A questo punto credo sia inevitabile una riflessione sull’intera società globale; una società malata. Mi chiedo; ma se la società siamo noi allora non rimane che risanare prima noi. Vogliamo provarci? Chiediamocelo? Questa società è poco sana. Il suo male è l’eccesso, l’egoismo, il vedere tutto prodotto, merce, la mancanza di relazioni e la paura dell’altro. L’altro non esiste se non in funzione di noi, del nostro modello, l’altro è colui che ci può privare di qualcosa, che può nuocere alla nostra identità o portare delle novità tali da farci perdere le nostre care abitudini. L’altro non è una storia, un vissuto, un pensiero, diventa un ostacolo se non si conforma ad un modello; il nostro. Dobbiamo ammetterlo, non siamo più in grado di pensare se non in termini di produttività, di crescita esponenziale, di merce. Ma questa crescita è infinita? Fino a quanto si può crescere? Forse siamo ad un passo dal limite. Non credete si debba pensare in termini nuovi, lasciandoci alle spalle le vecchie ideologie che ci incatenano imprigionandoci. L’essere umano ha pensato al comunismo ed ha fallito, ha abbracciato il capitalismo ed ha fallito lasciandosi sopraffare diventando una macchina d’avidità e di egoismo, permettendo all’economia d’infilarsi ovunque. Spesso ci lamentiamo del sistema politico ma non esiste più un sistema politico, esiste solo un sistema economico. L’uomo oggi deve fare i conti con la propria avidità. Un’avidità agli estremi, possiamo realmente credere che non riesca a modificare questo? Crediamo realmente non possa risolvere il problema interiore che lo sta divorando? L’avidità! L’uomo ha intrapreso la sua folle corsa in questo sentiero proclamando la sua onnipotenza. Sul suo trono sogna sia la natura a porgergli rispetto. Capite perché dobbiamo pensare diversamente? Notate? sempre meno parliamo dei grandi problemi globali; inquinamento, sovrappopolazione, energia, risorse, lavoro, ecc.

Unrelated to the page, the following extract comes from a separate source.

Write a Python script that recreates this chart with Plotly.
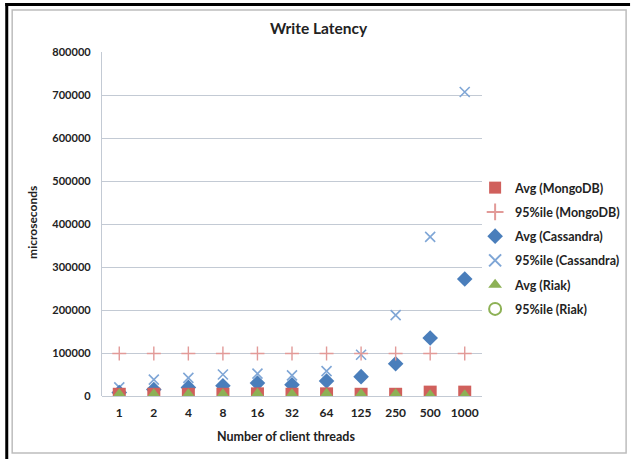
import plotly.graph_objects as go

categories = ["1", "2", "4", "8", "16", "32", "64", "125", "250", "500", "1000"]
mongo_avg = [4000, 4000, 4000, 4000, 5000, 4000, 5000, 4000, 4000, 9000, 9000]
mongo_p95 = [99000] * 11
cass_avg = [8000, 15000, 20000, 24000, 30000, 26000, 35000, 45000, 75000, 135000, 272000]
cass_p95 = [20000, 38000, 42000, 50000, 52000, 48000, 58000, 96000, 188000, 370000, 707000]
riak_avg = [4000, 4000, 4000, 4000, 5000, 4000, 5000, 4000, 4000, 1500, 1500]
riak_p95 = [5000, 5000, 5000, 5000, 6000, 5000, 6000, 5000, 5000, 2500, 2500]
y_ticks = [0, 100000, 200000, 300000, 400000, 500000, 600000, 700000, 800000]

W, H = 637, 459
L, R, T, B = 102, 487, 52, 396

def px(x):
    return (x - L) / (R - L)

def py(y):
    return (B - y) / (B - T)

FONT = "Lato"
fig = go.Figure()

# draw order: Cassandra, Riak 95, Mongo avg, Riak avg, Mongo 95
fig.add_trace(go.Scatter(x=categories, y=cass_p95, mode="markers", name="95%ile (Cassandra)",
                         legendrank=4, legendgroup="g4",
                         marker=dict(symbol="x-thin", size=10, line=dict(color="#7FA6D6", width=1.6))))
fig.add_trace(go.Scatter(x=categories, y=cass_avg, mode="markers", name="Avg (Cassandra)",
                         legendrank=3, legendgroup="g3",
                         marker=dict(symbol="diamond", size=12, color="#4A7EBB")))
fig.add_trace(go.Scatter(x=categories, y=riak_p95, mode="markers", name="95%ile (Riak)",
                         legendrank=6, legendgroup="g6",
                         marker=dict(symbol="circle-open", size=7, color="#8DB155", line=dict(width=1.3))))
fig.add_trace(go.Scatter(x=categories, y=mongo_avg, mode="markers", name="Avg (MongoDB)",
                         legendrank=1, legendgroup="g1",
                         marker=dict(symbol="square", size=13, color="#D0605C")))
fig.add_trace(go.Scatter(x=categories, y=riak_avg, mode="markers", name="Avg (Riak)",
                         legendrank=5, legendgroup="g5",
                         marker=dict(symbol="triangle-up", size=12, color="#8DB155")))
fig.add_trace(go.Scatter(x=categories, y=mongo_p95, mode="markers", name="95%ile (MongoDB)",
                         legendrank=2, legendgroup="g2",
                         marker=dict(symbol="cross-thin", size=10, line=dict(color="#E29A98", width=1.4))))

shapes = [
    # inner grey frame
    dict(type="rect", xref="paper", yref="paper", x0=px(11), x1=px(633), y0=py(453), y1=py(10),
         line=dict(color="#BDBDBD", width=1.5), layer="below"),
    # outer black border (left and top)
    dict(type="line", xref="paper", yref="paper", x0=px(5.5), x1=px(5.5), y0=py(459), y1=py(3),
         line=dict(color="black", width=3)),
    dict(type="line", xref="paper", yref="paper", x0=px(4), x1=px(637), y0=py(4.5), y1=py(4.5),
         line=dict(color="black", width=3)),
]

fig.update_layout(
    width=W, height=H,
    margin=dict(l=L, r=W - R, t=T, b=H - B, pad=0),
    paper_bgcolor="white", plot_bgcolor="white",
    font=dict(family=FONT, size=11, color="#222222"),
    showlegend=True,
    legend=dict(x=px(632), y=py(173), xanchor="right", yanchor="top",
                font=dict(family=FONT, size=12.5, color="#222222", weight="bold"),
                tracegroupgap=5, itemsizing="constant", itemwidth=30,
                bgcolor="rgba(0,0,0,0)"),
    shapes=shapes,
    annotations=[
        dict(text="<b>Write Latency</b>", xref="paper", yref="paper", x=px(322), y=py(28),
             xanchor="center", yanchor="middle",
             showarrow=False, font=dict(family=FONT, size=15.5, color="#222222")),
        dict(text="<b>Number of client threads</b>", xref="paper", yref="paper", x=px(288), y=py(436),
             xanchor="center", yanchor="middle",
             showarrow=False, font=dict(family=FONT, size=12.5, color="#222222")),
        dict(text="<b>microseconds</b>", xref="paper", yref="paper", x=px(31), y=py(222),
             xanchor="center", yanchor="middle",
             showarrow=False, textangle=-90, font=dict(family=FONT, size=12, color="#222222")),
    ],
    xaxis=dict(type="category", categoryorder="array", categoryarray=categories,
               range=[-0.5, 10.5], showgrid=False, zeroline=False, showline=False,
               ticks="outside", ticklen=6, tickcolor="rgba(0,0,0,0)",
               tickfont=dict(family=FONT, size=12, weight="bold", color="#222222")),
    yaxis=dict(range=[0, 800000], tickvals=y_ticks, ticktext=[str(v) for v in y_ticks],
               showgrid=True, gridcolor="#C3CAD4", gridwidth=1.3,
               zeroline=True, zerolinecolor="#C3CAD4", zerolinewidth=1.3,
               showline=True, linecolor="#C3CAD4", linewidth=1.3,
               ticks="outside", ticklen=8, tickcolor="rgba(0,0,0,0)",
               tickfont=dict(family=FONT, size=11, weight="bold", color="#222222")),
)

fig.write_html("out.html", config={"displayModeBar": False},
               post_script="document.body.style.margin='0';")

Nuovi pensieri positivi devono diffondersi e occorre motivarne il dialogo, la discussione. Di certo non si cerca una società perfetta poiché l’imperfezione è propria del genere umano e della vita stessa ma una società migliore, forse con delle intenzioni perfette. A tal fine sarà importantissimo l’insegnamento, stimolare, dialogando, le future generazioni a nuovi orizzonti più umanizzati.
In fondo noi tutti cosa cerchiamo? La felicità e la serenità! Stiamo dunque creando una società che procede in questa direzione? O ci stiamo proiettando verso un futuro infelice? Osservate le nostre vite; frenetiche, stressate, ansiogene. Molti di noi abusano di ansiolitici e medicinali nel tentativo di avere performance cerebrali sempre migliori. Desiderosi ed impazienti. Inoltre ci chiedono tempi sempre più serrati e soprattutto nelle nostre funzioni di ragionamento. Laddove le nostre idee hanno bisogno di calma e quiete per formarsi le indeboliamo con minuti e secondi sempre più tiranni. Eppure lo sappiamo, ne siamo a conoscenza e se ci fermassimo un attimo lo sentiremmo avvertendone il disagio. Ci sprechiamo tra una filosofia e l’altra in cerca di quiete, di un rimedio, un modello ma mai ci concediamo un attimo per rimanere soli con noi stessi, in silenzio, per conoscerci meglio, semplicemente per avere una maggiore consapevolezza di noi e di ciò che ci circonda. Anzi, tentiamo sempre di sfuggire a ciò e siamo così bravi e astuti che pur di evitarlo ci inventiamo qualsiasi cosa; leggiamo un libro, ascoltiamo della musica oppure fuggiamo in qualche centro commerciale. Con noi stessi, in silenzio, mai.
Noi abbiamo creato la società, la società ci sta trasformando in macchine.